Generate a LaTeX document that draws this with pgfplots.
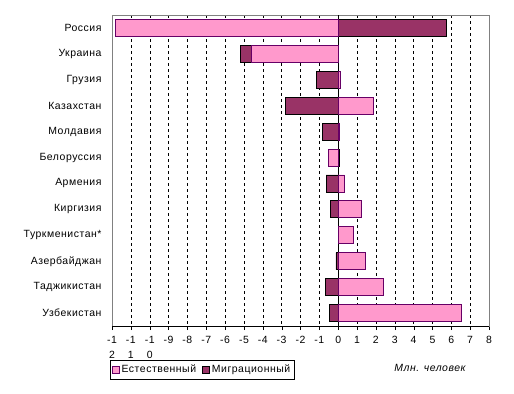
\documentclass[border=0pt]{standalone}
\usepackage{pgfplots}
\pgfplotsset{compat=1.18}
\usepackage{pgfplotstable}
\usepackage{fontspec}
\setmainfont{Liberation Sans}[LetterSpace=5]
\definecolor{nat}{HTML}{FF99CC}
\definecolor{natb}{HTML}{660066}
\definecolor{mig}{HTML}{993366}
\pgfplotstableread{
idx nat mig
0 -11.83 5.75
1 -4.58 -0.62
2 0.13 -1.16
3 1.88 -2.81
4 0.07 -0.85
5 -0.53 0.06
6 0.34 -0.64
7 1.24 -0.42
8 0.82 0
9 1.45 -0.12
10 2.41 -0.69
11 6.55 -0.48
}\datatab
\begin{document}
\begin{tikzpicture}
\useasboundingbox (-112bp,-68bp) rectangle (402bp,326bp);
\begin{axis}[
  scale only axis, width=377bp, height=311bp,
  font=\fontsize{10.5}{12}\selectfont,
  xbar stacked, stack negative=separate, bar width=17bp,
  xmin=-12, xmax=8, ymin=-0.5, ymax=11.5, y dir=reverse,
  xtick={-12,-11,...,8},
  xticklabels={{-1\\2},{-1\\1},{-1\\0},-9,-8,-7,-6,-5,-4,-3,-2,-1,0,1,2,3,4,5,6,7,8},
  xticklabel style={align=center, font=\fontsize{10.5}{14.5}\selectfont, yshift=-3bp},
  xtick align=outside, xtick pos=bottom, major tick length=4bp,
  xtick style={black},
  ytick={0,...,11},
  yticklabels={Россия,Украина,Грузия,Казахстан,Молдавия,Белоруссия,Армения,Киргизия,Туркменистан*,Азербайджан,Таджикистан,Узбекистан},
  ytick style={draw=none},
  yticklabel style={xshift=-7bp},
  xmajorgrids, grid style={black, dash pattern=on 3bp off 3bp},
  axis line style={gray},
  legend columns=2,
  legend style={at={(-0.005,-0.109)}, anchor=north west, draw=black, font=\fontsize{10.5}{12}\selectfont,
    inner xsep=1.5bp, inner ysep=3bp, /tikz/every even column/.append style={column sep=4bp}},
  legend image code/.code={\draw[#1] (0bp,-3.5bp) rectangle (7bp,3.5bp);},
]
\addplot[fill=nat, draw=natb, line width=0.8bp] table[x=nat, y=idx] {\datatab};
\addlegendentry{Естественный}
\addplot[fill=mig, draw=black, line width=0.8bp] table[x=mig, y=idx] {\datatab};
\addlegendentry{Миграционный}
\draw[black, line width=1bp] (axis cs:0,-0.5) -- (axis cs:0,11.5);
\draw[black] (rel axis cs:0,0) -- (rel axis cs:1,0);
\end{axis}
\node[font=\fontsize{10.5}{12}\selectfont\itshape] at (318bp,-42bp) {Млн. человек};
\end{tikzpicture}
\end{document}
====
### WHAT TO DO
Images should not appear in the copy; retype the listing above exactly.

### SOLUTION
Generate a LaTeX document that draws this with pgfplots.
\documentclass[border=0pt]{standalone}
\usepackage{pgfplots}
\pgfplotsset{compat=1.18}
\usepackage{pgfplotstable}
\usepackage{fontspec}
\setmainfont{Liberation Sans}[LetterSpace=5]
\definecolor{nat}{HTML}{FF99CC}
\definecolor{natb}{HTML}{660066}
\definecolor{mig}{HTML}{993366}
\pgfplotstableread{
idx nat mig
0 -11.83 5.75
1 -4.58 -0.62
2 0.13 -1.16
3 1.88 -2.81
4 0.07 -0.85
5 -0.53 0.06
6 0.34 -0.64
7 1.24 -0.42
8 0.82 0
9 1.45 -0.12
10 2.41 -0.69
11 6.55 -0.48
}\datatab
\begin{document}
\begin{tikzpicture}
\useasboundingbox (-112bp,-68bp) rectangle (402bp,326bp);
\begin{axis}[
  scale only axis, width=377bp, height=311bp,
  font=\fontsize{10.5}{12}\selectfont,
  xbar stacked, stack negative=separate, bar width=17bp,
  xmin=-12, xmax=8, ymin=-0.5, ymax=11.5, y dir=reverse,
  xtick={-12,-11,...,8},
  xticklabels={{-1\\2},{-1\\1},{-1\\0},-9,-8,-7,-6,-5,-4,-3,-2,-1,0,1,2,3,4,5,6,7,8},
  xticklabel style={align=center, font=\fontsize{10.5}{14.5}\selectfont, yshift=-3bp},
  xtick align=outside, xtick pos=bottom, major tick length=4bp,
  xtick style={black},
  ytick={0,...,11},
  yticklabels={Россия,Украина,Грузия,Казахстан,Молдавия,Белоруссия,Армения,Киргизия,Туркменистан*,Азербайджан,Таджикистан,Узбекистан},
  ytick style={draw=none},
  yticklabel style={xshift=-7bp},
  xmajorgrids, grid style={black, dash pattern=on 3bp off 3bp},
  axis line style={gray},
  legend columns=2,
  legend style={at={(-0.005,-0.109)}, anchor=north west, draw=black, font=\fontsize{10.5}{12}\selectfont,
    inner xsep=1.5bp, inner ysep=3bp, /tikz/every even column/.append style={column sep=4bp}},
  legend image code/.code={\draw[#1] (0bp,-3.5bp) rectangle (7bp,3.5bp);},
]
\addplot[fill=nat, draw=natb, line width=0.8bp] table[x=nat, y=idx] {\datatab};
\addlegendentry{Естественный}
\addplot[fill=mig, draw=black, line width=0.8bp] table[x=mig, y=idx] {\datatab};
\addlegendentry{Миграционный}
\draw[black, line width=1bp] (axis cs:0,-0.5) -- (axis cs:0,11.5);
\draw[black] (rel axis cs:0,0) -- (rel axis cs:1,0);
\end{axis}
\node[font=\fontsize{10.5}{12}\selectfont\itshape] at (318bp,-42bp) {Млн. человек};
\end{tikzpicture}
\end{document}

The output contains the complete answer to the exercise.